Vinod states that there is still too much capital in the coffins of the VCs, even if a lot of the overhang (‘leftovers’ from the capital raised by the bubble funds) has been largely used up. This makes raising money ‘too easy’, and cautions startups being funded nowadays that they should not take this as a sign of future success (neither on their capacity to execute nor raise further funds), and that management teams should spend frugally by trying things at small scale and get market response.
On the subject of search, he recalls Excite’s rebuttal of Vinod’s suggestion of buying Google’s technology for $1M (very very early on) because Excite guys thought they could do so much better. Lesson: be open to other’s capabilities to disrupt your turf - even when you are successful (actually, especially when you are successful because you might become complacent).
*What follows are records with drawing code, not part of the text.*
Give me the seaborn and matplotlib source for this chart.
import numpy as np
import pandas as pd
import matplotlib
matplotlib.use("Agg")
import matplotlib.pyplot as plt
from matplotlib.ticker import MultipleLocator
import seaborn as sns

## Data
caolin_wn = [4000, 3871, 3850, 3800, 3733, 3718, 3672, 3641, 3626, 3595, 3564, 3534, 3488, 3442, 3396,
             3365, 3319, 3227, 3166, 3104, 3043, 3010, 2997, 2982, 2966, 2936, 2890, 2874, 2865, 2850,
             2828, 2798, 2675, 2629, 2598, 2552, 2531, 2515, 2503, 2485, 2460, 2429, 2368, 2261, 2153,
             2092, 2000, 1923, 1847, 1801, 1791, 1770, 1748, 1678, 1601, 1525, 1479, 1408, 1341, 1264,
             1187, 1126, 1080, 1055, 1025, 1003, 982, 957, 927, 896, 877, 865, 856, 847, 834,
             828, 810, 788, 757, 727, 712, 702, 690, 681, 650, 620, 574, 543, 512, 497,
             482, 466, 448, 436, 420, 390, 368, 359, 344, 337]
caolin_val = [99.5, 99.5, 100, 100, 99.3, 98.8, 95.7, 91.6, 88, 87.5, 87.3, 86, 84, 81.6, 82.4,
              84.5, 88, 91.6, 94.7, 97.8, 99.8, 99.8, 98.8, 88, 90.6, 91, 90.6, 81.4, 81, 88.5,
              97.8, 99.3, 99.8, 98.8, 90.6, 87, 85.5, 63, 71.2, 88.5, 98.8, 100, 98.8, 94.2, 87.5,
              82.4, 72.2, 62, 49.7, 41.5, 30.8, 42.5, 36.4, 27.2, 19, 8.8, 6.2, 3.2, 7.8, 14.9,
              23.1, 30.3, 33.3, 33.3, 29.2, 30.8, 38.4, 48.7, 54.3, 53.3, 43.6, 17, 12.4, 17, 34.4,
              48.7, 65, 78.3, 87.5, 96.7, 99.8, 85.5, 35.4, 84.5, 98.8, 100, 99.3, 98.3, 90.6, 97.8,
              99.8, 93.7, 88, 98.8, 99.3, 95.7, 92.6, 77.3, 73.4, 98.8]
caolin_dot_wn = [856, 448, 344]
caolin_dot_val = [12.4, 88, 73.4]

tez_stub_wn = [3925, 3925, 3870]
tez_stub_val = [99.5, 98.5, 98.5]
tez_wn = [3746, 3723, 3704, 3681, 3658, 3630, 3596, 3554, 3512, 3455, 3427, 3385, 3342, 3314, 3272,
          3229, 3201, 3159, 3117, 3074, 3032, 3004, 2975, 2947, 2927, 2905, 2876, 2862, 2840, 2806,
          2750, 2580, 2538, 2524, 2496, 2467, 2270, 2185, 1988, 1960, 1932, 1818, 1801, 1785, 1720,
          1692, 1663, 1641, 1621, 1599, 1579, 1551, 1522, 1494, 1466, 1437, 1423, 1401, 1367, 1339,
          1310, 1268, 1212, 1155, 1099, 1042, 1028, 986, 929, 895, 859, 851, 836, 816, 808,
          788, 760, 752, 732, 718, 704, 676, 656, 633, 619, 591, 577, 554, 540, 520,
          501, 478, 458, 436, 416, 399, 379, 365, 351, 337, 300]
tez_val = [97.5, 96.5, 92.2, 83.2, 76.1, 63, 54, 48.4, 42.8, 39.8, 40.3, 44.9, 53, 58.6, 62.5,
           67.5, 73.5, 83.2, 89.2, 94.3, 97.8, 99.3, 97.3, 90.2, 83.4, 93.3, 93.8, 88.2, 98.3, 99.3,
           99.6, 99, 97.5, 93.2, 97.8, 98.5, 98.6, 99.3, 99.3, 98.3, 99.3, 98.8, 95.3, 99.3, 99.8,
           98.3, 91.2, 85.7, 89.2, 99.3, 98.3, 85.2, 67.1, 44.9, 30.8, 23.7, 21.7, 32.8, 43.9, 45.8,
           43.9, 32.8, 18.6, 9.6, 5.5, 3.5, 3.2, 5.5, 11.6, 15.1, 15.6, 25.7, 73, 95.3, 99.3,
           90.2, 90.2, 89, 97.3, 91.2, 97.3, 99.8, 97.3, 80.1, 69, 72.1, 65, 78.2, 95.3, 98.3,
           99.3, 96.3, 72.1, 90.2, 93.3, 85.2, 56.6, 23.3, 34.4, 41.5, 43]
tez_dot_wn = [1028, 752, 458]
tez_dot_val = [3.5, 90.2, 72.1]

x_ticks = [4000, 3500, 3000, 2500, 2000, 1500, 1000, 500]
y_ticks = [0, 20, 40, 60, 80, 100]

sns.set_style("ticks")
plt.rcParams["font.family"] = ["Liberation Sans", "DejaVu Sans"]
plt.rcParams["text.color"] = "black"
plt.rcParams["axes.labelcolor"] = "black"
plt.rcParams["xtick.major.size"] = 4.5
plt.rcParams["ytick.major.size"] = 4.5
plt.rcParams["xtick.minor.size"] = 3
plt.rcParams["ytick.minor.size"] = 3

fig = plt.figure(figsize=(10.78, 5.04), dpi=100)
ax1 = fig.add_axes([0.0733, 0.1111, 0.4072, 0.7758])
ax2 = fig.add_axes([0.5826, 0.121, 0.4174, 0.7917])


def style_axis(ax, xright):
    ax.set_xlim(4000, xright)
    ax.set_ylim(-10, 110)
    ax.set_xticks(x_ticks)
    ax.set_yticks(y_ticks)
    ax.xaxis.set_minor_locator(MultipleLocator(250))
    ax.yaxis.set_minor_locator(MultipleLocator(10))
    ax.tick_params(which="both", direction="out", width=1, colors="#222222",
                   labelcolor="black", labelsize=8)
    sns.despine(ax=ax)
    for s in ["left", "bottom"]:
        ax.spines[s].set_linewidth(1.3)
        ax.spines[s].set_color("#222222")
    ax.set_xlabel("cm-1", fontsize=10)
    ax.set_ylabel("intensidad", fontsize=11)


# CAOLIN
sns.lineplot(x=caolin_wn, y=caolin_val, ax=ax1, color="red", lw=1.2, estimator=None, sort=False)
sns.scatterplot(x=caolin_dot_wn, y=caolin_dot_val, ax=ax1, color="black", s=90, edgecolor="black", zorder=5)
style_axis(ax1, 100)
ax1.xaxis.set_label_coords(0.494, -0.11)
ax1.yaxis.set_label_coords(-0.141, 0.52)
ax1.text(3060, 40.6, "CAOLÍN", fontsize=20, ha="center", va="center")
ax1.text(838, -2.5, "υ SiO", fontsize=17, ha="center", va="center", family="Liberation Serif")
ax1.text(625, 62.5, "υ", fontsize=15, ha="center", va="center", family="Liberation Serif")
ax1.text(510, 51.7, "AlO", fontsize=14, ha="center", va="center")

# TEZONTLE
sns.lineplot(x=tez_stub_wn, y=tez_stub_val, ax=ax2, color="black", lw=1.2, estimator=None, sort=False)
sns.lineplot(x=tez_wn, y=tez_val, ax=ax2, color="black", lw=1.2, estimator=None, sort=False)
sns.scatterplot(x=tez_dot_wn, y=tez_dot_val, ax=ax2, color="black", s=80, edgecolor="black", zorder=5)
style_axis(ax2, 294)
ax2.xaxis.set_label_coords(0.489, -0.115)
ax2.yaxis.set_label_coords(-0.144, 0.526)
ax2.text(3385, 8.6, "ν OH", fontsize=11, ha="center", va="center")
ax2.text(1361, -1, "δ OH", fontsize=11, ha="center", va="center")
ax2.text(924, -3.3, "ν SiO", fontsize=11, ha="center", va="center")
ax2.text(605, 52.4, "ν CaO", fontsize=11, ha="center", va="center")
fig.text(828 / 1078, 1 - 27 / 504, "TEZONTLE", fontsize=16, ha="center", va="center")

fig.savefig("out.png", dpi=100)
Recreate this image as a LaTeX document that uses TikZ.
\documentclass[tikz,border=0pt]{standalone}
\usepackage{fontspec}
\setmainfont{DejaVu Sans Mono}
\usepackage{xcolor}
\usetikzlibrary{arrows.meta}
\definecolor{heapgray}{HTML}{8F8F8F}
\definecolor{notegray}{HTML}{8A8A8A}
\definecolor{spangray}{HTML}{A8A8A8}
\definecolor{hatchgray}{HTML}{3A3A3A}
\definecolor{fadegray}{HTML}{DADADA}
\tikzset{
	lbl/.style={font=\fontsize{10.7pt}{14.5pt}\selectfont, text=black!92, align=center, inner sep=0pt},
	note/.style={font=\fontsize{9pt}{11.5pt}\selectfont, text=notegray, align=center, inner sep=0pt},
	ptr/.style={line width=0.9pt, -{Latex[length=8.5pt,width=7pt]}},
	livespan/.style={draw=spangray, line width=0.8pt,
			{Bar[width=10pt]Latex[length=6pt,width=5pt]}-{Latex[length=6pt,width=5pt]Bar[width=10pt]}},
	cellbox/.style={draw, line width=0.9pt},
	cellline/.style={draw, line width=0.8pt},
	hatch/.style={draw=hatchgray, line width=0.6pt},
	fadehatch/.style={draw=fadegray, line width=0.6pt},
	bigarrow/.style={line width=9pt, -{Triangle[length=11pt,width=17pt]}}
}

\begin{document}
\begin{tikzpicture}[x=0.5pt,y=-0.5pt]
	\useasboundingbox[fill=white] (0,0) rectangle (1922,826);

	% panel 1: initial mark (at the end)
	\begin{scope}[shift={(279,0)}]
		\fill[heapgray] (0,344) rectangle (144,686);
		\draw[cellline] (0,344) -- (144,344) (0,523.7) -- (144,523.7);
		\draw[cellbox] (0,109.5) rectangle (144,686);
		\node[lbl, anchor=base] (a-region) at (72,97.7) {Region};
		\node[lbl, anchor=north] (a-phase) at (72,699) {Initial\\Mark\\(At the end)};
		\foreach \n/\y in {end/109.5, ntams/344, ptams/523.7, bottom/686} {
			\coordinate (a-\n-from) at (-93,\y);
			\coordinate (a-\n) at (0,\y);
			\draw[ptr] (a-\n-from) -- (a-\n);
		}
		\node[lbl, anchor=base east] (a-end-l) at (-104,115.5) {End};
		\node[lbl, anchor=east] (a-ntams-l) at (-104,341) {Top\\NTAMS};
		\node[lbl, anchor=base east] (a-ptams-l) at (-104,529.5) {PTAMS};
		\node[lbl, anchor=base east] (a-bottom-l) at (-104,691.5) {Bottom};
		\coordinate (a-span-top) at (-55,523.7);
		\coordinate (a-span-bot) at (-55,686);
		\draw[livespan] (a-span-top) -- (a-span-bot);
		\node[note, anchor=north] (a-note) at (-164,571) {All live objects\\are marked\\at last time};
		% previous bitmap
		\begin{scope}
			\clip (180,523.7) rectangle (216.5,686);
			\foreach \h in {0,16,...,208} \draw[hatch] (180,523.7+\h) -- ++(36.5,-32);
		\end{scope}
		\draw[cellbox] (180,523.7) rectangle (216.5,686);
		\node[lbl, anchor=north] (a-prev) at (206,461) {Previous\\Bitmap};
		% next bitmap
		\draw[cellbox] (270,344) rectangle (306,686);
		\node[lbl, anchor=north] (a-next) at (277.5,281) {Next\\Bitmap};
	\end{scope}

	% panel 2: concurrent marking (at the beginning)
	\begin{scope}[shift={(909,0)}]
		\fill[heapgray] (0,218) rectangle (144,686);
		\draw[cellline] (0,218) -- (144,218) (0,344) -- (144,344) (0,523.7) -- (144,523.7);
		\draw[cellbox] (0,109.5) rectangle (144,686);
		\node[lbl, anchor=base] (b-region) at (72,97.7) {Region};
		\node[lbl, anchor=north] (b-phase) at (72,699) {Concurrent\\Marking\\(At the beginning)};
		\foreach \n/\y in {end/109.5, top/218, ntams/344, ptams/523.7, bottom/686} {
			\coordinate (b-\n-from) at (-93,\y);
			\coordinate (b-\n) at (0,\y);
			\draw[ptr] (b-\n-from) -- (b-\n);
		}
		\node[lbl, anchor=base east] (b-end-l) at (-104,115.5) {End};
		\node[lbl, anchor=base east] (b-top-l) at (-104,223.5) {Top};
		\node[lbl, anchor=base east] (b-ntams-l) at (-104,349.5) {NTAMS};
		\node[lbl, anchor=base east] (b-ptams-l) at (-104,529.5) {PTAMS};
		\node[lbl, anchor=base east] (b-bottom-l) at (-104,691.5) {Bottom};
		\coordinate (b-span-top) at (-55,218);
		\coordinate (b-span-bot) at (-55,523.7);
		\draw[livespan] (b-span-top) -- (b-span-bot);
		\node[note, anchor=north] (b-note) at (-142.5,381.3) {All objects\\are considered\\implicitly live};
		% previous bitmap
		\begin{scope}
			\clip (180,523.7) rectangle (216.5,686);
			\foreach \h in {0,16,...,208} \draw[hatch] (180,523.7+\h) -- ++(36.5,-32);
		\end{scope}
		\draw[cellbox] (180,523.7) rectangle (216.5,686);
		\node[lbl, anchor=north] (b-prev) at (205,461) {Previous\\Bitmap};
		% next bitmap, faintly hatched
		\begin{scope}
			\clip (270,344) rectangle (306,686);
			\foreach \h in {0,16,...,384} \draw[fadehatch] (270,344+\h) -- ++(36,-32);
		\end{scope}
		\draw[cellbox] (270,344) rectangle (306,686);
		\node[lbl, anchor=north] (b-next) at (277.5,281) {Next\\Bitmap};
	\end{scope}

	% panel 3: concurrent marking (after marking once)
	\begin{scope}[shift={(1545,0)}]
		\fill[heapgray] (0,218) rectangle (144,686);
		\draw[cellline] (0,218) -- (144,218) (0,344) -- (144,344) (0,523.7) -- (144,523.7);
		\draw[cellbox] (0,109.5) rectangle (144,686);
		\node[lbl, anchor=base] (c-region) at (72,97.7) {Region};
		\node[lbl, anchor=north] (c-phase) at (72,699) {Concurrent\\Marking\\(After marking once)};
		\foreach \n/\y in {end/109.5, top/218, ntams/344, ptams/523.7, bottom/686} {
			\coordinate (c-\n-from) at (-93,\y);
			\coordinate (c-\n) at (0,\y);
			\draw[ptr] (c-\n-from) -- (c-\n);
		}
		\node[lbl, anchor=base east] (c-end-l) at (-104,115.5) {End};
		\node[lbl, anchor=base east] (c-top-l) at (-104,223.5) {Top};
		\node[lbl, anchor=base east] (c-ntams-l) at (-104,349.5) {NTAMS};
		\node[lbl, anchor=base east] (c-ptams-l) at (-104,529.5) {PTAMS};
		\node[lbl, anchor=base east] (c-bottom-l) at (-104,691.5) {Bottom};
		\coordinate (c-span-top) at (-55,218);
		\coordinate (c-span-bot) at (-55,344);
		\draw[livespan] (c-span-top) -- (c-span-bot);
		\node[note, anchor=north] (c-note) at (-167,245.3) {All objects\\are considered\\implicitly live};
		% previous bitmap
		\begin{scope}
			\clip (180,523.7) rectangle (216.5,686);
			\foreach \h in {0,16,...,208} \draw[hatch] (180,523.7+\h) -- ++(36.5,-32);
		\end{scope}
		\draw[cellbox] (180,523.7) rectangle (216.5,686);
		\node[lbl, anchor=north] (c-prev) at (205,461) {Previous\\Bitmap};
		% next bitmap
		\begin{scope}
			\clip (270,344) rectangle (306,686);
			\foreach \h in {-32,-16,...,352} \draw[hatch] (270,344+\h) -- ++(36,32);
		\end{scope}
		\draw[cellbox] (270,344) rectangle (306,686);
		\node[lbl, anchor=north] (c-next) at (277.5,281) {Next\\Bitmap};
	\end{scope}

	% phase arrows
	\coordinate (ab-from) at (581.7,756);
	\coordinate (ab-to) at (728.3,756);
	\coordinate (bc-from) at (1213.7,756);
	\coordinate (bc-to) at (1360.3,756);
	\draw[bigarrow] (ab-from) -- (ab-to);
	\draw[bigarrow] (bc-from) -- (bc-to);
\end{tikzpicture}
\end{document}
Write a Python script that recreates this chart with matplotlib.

The discussion moves to the topic of trust in the blogosphere, put in the perspective of MSM and reporting on disasters, like Katrina and London bombings. Vinod argues that he will trust more aggregated reports from hundreds of bloggers rather than CNN, even if there is no blog trust/reputation infrastructure (I would argue that linking behavior is an OK proxy for now - Scoble would say that this is what we get with Memeorandum).
I don't think so re. Memeorandum (as I stated earlier, his is a genuine big picture thinker and thought leader, Memeorandum is a step in the right direction, but in no way the final destination envisaged).
On the mobile revolution, he sees an increased usage, way beyond ringtones and wallpapers, into communication and new types of interactions. An example he gives is using cell phones to help people improve their english (a real challenge for Chinese, Indian… and French people :-). Just in Shanghai, there are over 5M customers/users of such a product.
Moving to education, Vinod states that kids now need to learn about sifting through thousands and thousands of search engine results on any topic they might research, and critically assessing which source to trust or not. He would use new communcation mechanisms to offer remote tutoring, and would open source textbooks in a wikipedia model - which would save billions of dollars every year in California that could be reinvested into more critical projects.
Staying with open source, he gives the example of patented seeds that could benefit greatly to developing country and their ability to engineer seeds matching their particular requirements and environment. This is not feasilble today because of patent protection.
On improving on Google’s relevance (question from Michael Yang from Become.com), Vinod sees value in collaborative filtering, and diverse applications of information retrieval and extraction.